A propósito, lembro que já existe acordo sobre serviços no seio da OMC. Refiro-me ao Gats - General Agreenment on Trade in Services. Existe mesmo uma lista de classificação setorial de serviços da OMC, que poderia ser aproveitado para este fim. É claro que não estou sugerindo mera transcrição dessa lista. É necessário adequá-la à partilha constitucional das fontes de receita entre União, Estados e Municípios, uma vez que, para diversos serviços constantes da lista da OMC, já há impostos específicos. Por outro lado, é preciso pensar que o Brasil tem mais de 5.000 municípios e que a adoção pura e simples da lista da OMC daria margem a grandes despautérios nas leis municipais.

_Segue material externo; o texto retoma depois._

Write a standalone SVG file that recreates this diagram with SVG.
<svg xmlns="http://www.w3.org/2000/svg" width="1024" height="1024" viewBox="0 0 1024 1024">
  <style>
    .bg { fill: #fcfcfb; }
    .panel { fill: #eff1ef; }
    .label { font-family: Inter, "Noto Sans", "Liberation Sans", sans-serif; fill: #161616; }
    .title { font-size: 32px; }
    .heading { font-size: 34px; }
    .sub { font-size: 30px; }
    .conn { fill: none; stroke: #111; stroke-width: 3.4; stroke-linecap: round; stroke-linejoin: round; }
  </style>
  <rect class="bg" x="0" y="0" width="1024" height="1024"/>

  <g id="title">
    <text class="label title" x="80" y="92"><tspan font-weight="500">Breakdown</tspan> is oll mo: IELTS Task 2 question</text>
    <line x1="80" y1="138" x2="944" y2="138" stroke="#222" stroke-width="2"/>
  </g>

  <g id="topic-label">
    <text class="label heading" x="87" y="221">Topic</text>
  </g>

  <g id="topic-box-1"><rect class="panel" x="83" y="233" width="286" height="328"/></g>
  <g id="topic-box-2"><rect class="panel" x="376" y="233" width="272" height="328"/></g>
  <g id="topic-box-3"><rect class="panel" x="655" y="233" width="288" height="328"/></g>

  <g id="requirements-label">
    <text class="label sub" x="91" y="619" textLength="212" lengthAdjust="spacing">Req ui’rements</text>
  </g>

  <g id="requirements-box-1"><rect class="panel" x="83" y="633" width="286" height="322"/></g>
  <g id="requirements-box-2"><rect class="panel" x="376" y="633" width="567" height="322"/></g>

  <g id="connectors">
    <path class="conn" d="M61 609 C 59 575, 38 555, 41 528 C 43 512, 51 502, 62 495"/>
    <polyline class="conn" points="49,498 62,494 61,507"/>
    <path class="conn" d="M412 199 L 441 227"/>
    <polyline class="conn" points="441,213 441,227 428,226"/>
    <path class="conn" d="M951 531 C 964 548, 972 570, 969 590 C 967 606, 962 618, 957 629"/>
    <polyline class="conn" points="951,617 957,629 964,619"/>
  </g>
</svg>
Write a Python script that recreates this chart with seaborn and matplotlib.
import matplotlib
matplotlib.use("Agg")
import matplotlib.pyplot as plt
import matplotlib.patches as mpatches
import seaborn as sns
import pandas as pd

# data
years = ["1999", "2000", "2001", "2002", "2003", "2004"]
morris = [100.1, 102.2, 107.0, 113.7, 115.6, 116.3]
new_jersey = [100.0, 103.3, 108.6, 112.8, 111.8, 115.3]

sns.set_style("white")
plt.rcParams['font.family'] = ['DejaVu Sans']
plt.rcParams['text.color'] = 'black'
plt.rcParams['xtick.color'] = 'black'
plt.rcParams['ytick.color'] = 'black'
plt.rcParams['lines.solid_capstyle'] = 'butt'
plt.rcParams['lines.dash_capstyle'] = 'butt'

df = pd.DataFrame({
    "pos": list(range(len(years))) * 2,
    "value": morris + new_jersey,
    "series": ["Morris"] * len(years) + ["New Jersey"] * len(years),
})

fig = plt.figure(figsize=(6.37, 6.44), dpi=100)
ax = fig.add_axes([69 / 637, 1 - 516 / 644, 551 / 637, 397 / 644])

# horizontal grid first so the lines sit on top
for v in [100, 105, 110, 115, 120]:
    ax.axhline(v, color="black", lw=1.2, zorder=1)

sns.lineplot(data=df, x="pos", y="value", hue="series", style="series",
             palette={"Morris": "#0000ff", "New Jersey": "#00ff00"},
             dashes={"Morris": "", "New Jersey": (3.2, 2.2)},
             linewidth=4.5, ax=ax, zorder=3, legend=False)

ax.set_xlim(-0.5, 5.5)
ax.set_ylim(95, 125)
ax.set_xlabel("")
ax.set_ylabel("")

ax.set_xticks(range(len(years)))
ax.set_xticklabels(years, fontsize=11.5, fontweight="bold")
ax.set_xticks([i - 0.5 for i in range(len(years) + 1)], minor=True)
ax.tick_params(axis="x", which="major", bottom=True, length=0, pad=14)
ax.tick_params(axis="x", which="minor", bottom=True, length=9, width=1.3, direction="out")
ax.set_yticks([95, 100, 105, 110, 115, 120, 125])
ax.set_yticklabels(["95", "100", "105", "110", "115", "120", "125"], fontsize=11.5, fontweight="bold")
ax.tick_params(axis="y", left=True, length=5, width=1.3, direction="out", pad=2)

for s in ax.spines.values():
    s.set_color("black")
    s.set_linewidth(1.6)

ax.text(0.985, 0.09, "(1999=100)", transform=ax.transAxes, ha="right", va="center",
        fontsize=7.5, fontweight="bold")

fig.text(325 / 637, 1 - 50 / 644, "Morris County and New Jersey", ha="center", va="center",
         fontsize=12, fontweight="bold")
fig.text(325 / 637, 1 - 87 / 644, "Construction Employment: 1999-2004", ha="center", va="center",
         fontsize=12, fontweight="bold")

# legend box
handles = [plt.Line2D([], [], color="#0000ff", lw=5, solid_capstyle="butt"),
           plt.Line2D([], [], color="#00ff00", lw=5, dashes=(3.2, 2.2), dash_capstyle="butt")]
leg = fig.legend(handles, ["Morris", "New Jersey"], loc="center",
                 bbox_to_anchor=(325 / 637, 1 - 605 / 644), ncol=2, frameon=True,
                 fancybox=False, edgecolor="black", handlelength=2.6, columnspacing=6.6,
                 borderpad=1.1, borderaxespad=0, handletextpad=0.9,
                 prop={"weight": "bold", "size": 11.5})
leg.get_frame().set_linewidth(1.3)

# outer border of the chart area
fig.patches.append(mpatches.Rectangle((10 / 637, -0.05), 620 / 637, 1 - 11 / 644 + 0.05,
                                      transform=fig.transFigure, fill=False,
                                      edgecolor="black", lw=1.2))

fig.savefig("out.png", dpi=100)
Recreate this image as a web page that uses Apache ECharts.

Em segundo lugar, a Constituição Federal fala em serviços de qualquer natureza definidos em lei complementar, o que não impede a existência de uma lista de serviços tributáveis. Na verdade, quando a Constituição mencionava serviços definidos em lei complementar não quer dizer que haja uma definição conceitual de serviços. Como já foi dito, existem outros tipos de definição, como a enunciativa. Neste tipo, é enumerado tudo o que se contém no objeto da definição. Como exemplo deste tipo de definição já mencionei os artigos 41, 42 e 44 do Código Civil, que enumeram as pessoas jurídicas que existem (de direito público interno, de direito público externo e de direito privado, respectivamente), sem conceituar o que é pessoa jurídica. Da mesma forma, o Código Civil enumera quais são os bens considerados imóveis, sem conceituá-los. Por isso, a forma de definição adotada pela lei complementar nada tem de estranho.

Em terceiro lugar, a lista é taxativa e não exemplificativa, segundo já decidiu o STF. O caráter exemplificativo da lista foi definido pelos que pregavam que a autonomia do Município seria ofendida se a lista fosse taxativa. Entretanto, a autonomia é a que resulta da Constituição e não simplesmente do artigo. Isto para não esquecer o brocardo que o Direito romano nos legou: “Incivile est, nisi tota lege perspecta, uma aliqua partícula ejus judicare vel respondere.”

São estas as observações que, de maneira breve, faço a propósito do ISS.

1 Artigo publicado originariamente na Revista do Advogado da AASP nº 118, ano XXXII, dezembro de 2012.